**RECORDED DATA**:

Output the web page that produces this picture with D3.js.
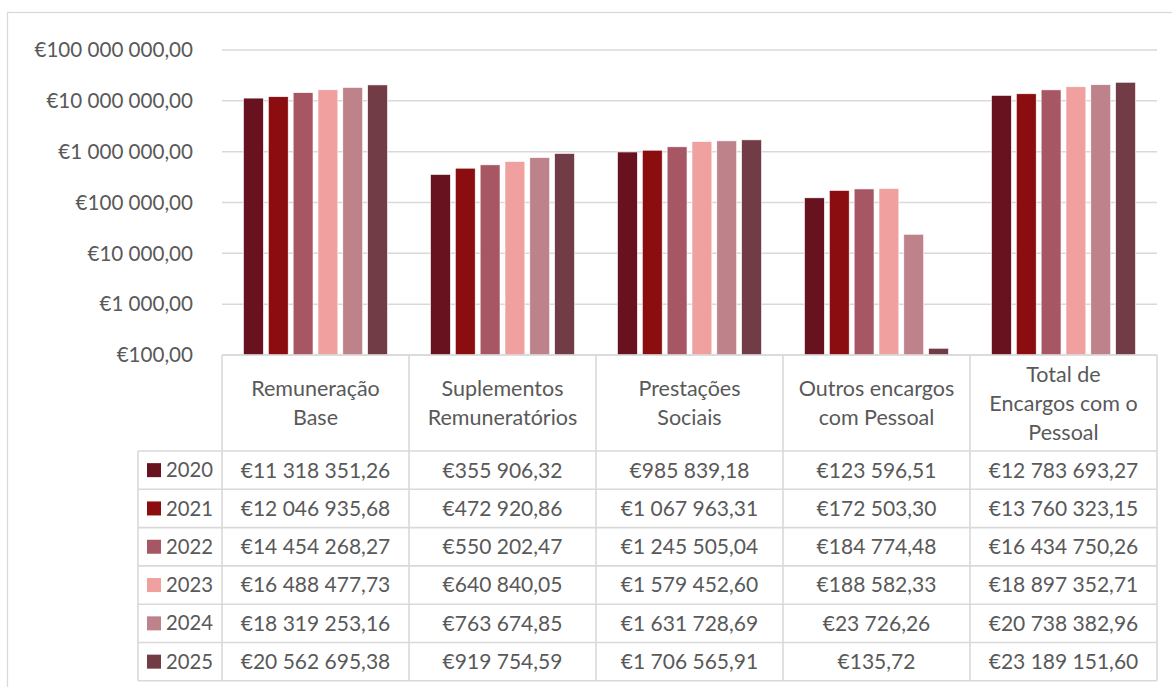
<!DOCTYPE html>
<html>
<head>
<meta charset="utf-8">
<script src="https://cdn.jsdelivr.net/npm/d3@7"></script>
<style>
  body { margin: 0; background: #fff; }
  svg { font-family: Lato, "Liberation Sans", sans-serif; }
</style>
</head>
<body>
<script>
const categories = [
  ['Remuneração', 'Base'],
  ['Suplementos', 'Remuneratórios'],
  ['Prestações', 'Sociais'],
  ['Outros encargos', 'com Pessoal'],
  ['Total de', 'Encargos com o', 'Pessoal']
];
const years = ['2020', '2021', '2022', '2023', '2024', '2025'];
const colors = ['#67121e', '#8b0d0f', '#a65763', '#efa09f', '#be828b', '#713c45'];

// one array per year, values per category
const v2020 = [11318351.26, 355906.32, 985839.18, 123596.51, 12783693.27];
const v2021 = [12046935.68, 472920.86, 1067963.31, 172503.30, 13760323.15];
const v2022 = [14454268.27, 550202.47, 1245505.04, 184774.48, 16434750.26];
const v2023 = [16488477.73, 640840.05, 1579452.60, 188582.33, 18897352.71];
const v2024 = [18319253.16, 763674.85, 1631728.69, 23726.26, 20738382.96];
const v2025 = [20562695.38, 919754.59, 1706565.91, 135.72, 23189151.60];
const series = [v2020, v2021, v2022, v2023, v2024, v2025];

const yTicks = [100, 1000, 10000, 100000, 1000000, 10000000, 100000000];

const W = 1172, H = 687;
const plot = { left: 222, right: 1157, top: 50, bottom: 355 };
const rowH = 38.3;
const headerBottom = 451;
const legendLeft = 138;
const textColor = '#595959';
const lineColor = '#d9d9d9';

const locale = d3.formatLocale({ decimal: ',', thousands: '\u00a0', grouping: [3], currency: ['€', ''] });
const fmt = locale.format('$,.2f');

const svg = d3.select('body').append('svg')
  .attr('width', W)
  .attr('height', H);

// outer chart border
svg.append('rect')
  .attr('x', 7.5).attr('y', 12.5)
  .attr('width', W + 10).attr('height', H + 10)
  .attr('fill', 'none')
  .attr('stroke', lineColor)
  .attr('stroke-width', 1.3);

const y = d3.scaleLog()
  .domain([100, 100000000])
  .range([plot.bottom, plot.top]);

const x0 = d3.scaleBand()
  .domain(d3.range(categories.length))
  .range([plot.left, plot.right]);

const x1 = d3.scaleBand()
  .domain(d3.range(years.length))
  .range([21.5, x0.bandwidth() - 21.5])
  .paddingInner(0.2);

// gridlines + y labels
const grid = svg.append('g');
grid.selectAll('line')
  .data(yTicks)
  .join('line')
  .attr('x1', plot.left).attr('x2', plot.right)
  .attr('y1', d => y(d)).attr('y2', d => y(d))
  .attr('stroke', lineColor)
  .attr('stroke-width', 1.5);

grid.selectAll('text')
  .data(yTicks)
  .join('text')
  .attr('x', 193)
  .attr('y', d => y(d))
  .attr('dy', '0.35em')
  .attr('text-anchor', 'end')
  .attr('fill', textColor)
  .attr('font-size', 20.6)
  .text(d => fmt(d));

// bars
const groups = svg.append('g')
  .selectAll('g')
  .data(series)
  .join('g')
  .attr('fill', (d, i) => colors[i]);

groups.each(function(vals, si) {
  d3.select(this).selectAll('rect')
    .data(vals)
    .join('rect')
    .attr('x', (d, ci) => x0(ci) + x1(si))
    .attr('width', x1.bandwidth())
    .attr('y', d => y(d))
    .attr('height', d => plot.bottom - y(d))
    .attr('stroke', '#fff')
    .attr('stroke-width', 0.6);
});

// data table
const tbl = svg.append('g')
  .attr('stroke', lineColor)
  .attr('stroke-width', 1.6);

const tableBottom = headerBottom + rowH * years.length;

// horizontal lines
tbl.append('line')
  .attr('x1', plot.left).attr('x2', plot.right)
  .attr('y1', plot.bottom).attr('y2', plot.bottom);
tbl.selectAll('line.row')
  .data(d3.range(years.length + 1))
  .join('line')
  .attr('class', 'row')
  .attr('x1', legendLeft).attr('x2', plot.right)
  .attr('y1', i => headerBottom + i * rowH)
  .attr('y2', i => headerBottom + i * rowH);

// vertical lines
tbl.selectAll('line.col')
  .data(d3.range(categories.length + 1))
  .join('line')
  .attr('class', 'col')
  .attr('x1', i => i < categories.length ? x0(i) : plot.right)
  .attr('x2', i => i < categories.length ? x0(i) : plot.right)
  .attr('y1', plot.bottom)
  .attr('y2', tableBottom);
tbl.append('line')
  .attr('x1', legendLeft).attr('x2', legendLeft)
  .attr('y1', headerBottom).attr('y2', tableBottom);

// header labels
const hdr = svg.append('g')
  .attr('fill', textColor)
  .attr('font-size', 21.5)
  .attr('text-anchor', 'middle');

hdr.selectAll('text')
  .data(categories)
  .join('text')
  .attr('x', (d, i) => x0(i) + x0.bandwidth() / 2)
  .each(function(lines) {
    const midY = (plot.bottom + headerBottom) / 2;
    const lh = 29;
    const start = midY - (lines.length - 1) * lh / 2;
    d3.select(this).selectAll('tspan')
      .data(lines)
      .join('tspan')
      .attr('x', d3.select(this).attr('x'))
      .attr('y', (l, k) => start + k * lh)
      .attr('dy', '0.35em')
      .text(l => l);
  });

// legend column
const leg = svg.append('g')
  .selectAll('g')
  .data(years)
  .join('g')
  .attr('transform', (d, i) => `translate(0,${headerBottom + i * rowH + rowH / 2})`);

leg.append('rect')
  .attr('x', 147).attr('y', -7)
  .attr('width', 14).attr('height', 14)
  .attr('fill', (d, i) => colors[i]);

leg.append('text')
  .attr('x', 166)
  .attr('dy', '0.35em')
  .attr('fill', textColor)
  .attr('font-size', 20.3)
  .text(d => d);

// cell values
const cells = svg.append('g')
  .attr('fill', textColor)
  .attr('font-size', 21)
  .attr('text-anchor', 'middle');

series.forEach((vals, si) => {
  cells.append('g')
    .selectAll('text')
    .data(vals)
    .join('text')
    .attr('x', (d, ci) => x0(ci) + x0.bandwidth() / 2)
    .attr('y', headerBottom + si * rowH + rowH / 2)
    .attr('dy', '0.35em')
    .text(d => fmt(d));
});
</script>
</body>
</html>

**TASK PROMPT**:
Repeat, word for word and with no pictures, only the lines running from the beginning of the data to the line that contains "1000000, 10000000, 100000000];".

**WRITTEN ANSWER**:
Output the web page that produces this picture with D3.js.
<!DOCTYPE html>
<html>
<head>
<meta charset="utf-8">
<script src="https://cdn.jsdelivr.net/npm/d3@7"></script>
<style>
  body { margin: 0; background: #fff; }
  svg { font-family: Lato, "Liberation Sans", sans-serif; }
</style>
</head>
<body>
<script>
const categories = [
  ['Remuneração', 'Base'],
  ['Suplementos', 'Remuneratórios'],
  ['Prestações', 'Sociais'],
  ['Outros encargos', 'com Pessoal'],
  ['Total de', 'Encargos com o', 'Pessoal']
];
const years = ['2020', '2021', '2022', '2023', '2024', '2025'];
const colors = ['#67121e', '#8b0d0f', '#a65763', '#efa09f', '#be828b', '#713c45'];

// one array per year, values per category
const v2020 = [11318351.26, 355906.32, 985839.18, 123596.51, 12783693.27];
const v2021 = [12046935.68, 472920.86, 1067963.31, 172503.30, 13760323.15];
const v2022 = [14454268.27, 550202.47, 1245505.04, 184774.48, 16434750.26];
const v2023 = [16488477.73, 640840.05, 1579452.60, 188582.33, 18897352.71];
const v2024 = [18319253.16, 763674.85, 1631728.69, 23726.26, 20738382.96];
const v2025 = [20562695.38, 919754.59, 1706565.91, 135.72, 23189151.60];
const series = [v2020, v2021, v2022, v2023, v2024, v2025];

const yTicks = [100, 1000, 10000, 100000, 1000000, 10000000, 100000000];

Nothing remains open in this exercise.